At Kaplan & Company, we are living, breathing proof that women can run and lead an elite litigation law firm and achieve extraordinary results for our clients. That young woman and former Yale law student who I cried with on November 9th is now one of our firm’s first group of associates. Clients are best served by lawyering that benefits from the perspective of everyone, regardless of how they look, love, or pray. In fact, on our very first night in our new New York City offices, we ordered way too much Chinese food and sat around a table discussing our cases. We heard from first year associates all the way to our junior partner on different ways to approach each case. Everyone spoke, and everyone was heard.
If you could give one piece of advice to other lawyers across the country, what would you say?
Always be guided by one thing and one thing only—the best interests of your client. As we frequently said during Windsor, “It is all about Edie, stupid.” I think that same principle applies to every single case I have ever worked on. It’s all about the client. Always. Our job as lawyers is to help them achieve their goals and tell their stories.

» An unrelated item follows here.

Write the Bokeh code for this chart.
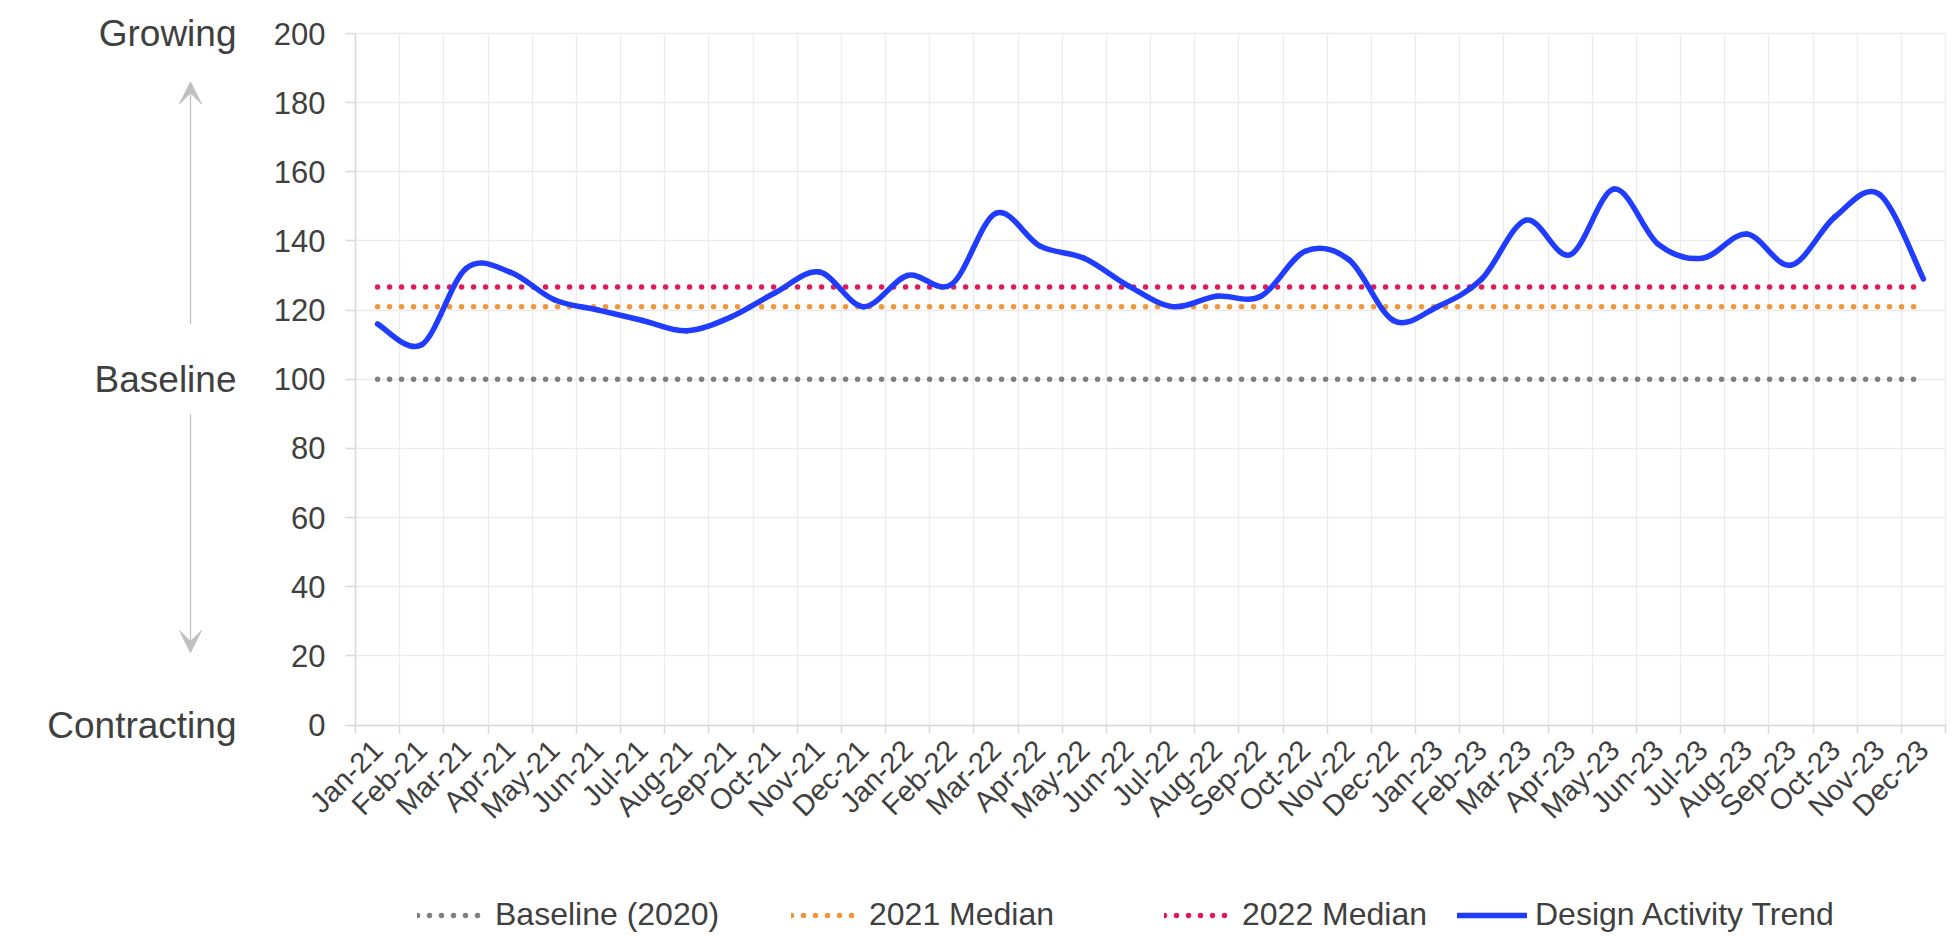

If attorneys want to get involved in social justice, how can they get started?
There are so many opportunities to get involved in social justice, especially now. Progressive groups are always putting out calls for lawyers to help with immigration rights, criminal justice reform, and other social justice issues. Every lawyer should see it as their grave, moral responsibility right now to engage in this work to protect our democracy and our Constitution.